───── Data extract
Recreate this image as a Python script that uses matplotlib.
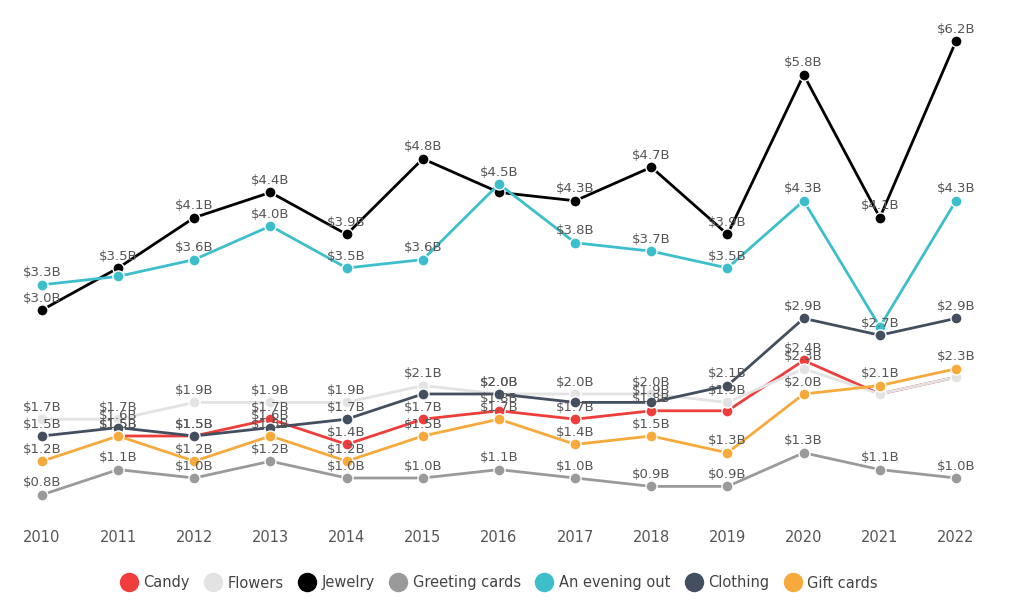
import matplotlib
matplotlib.use("Agg")
import matplotlib.pyplot as plt
from matplotlib.lines import Line2D
import numpy as np

years = list(range(2010, 2023))
series_names = ["Candy", "Flowers", "Jewelry", "Greeting cards", "An evening out", "Clothing", "Gift cards"]
candy = [np.nan, 1.5, 1.5, 1.7, 1.4, 1.7, 1.8, 1.7, 1.8, 1.8, 2.4, 2.0, 2.2]
flowers = [1.7, 1.7, 1.9, 1.9, 1.9, 2.1, 2.0, 2.0, 2.0, 1.9, 2.3, 2.0, 2.2]
jewelry = [3.0, 3.5, 4.1, 4.4, 3.9, 4.8, 4.4, 4.3, 4.7, 3.9, 5.8, 4.1, 6.2]
greeting_cards = [0.8, 1.1, 1.0, 1.2, 1.0, 1.0, 1.1, 1.0, 0.9, 0.9, 1.3, 1.1, 1.0]
evening_out = [3.3, 3.4, 3.6, 4.0, 3.5, 3.6, 4.5, 3.8, 3.7, 3.5, 4.3, 2.8, 4.3]
clothing = [1.5, 1.6, 1.5, 1.6, 1.7, 2.0, 2.0, 1.9, 1.9, 2.1, 2.9, 2.7, 2.9]
gift_cards = [1.2, 1.5, 1.2, 1.5, 1.2, 1.5, 1.7, 1.4, 1.5, 1.3, 2.0, 2.1, 2.3]
series_values = [candy, flowers, jewelry, greeting_cards, evening_out, clothing, gift_cards]
colors = ["#ee3d3b", "#e3e3e3", "#000000", "#9a9a9a", "#3dbfcb", "#434e5f", "#f6aa3c"]

# data labels that the original hides because they collide
hidden_labels = {("An evening out", 2011), ("Clothing", 2015), ("Jewelry", 2016),
                 ("Clothing", 2017), ("Candy", 2019), ("An evening out", 2021),
                 ("Flowers", 2021), ("Candy", 2021), ("Candy", 2022), ("Flowers", 2022)}

plt.rcParams['font.family'] = ['DejaVu Sans']
fig = plt.figure(figsize=(10.24, 6.01), dpi=100)
ax = fig.add_axes([42/1024, 81/601, 914/1024, 500/601])
ax.set_xlim(2010, 2022)
ax.set_ylim(0.5, 6.452)
for s in ax.spines.values():
    s.set_visible(False)
ax.set_yticks([])
ax.set_xticks(years)
ax.tick_params(axis='x', length=0, pad=7, labelsize=10.5, labelcolor="#555555")

for i, (name, vals, c) in enumerate(zip(series_names, series_values, colors)):
    ax.plot(years, vals, color=c, lw=2, marker='o', markersize=8,
            markeredgecolor='white', markeredgewidth=1, clip_on=False, zorder=2 + i)
    for y, v in zip(years, vals):
        if np.isnan(v) or (name, y) in hidden_labels:
            continue
        ax.annotate(f"${v:.1f}B", (y, v), xytext=(0, 8.5), textcoords='offset points',
                    ha='center', va='center', fontsize=9.5, color="#555555",
                    zorder=20, annotation_clip=False)

handles = [Line2D([], [], ls='none', marker='o', markersize=14, color=c, markeredgewidth=0)
           for c in colors]
fig.legend(handles, series_names, loc='center', bbox_to_anchor=(0.488, 1 - 583/601), ncol=7,
           frameon=False, fontsize=10.5, labelcolor="#444444", handletextpad=0.5,
           columnspacing=1.1, handlelength=1.0)

fig.savefig("out.png", dpi=100, facecolor='white')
──────────
#### The problem:
Point out every line holding the string "that" and copy it.

#### Answer to the task:
Recreate this image as a Python script that uses matplotlib.
# data labels that the original hides because they collide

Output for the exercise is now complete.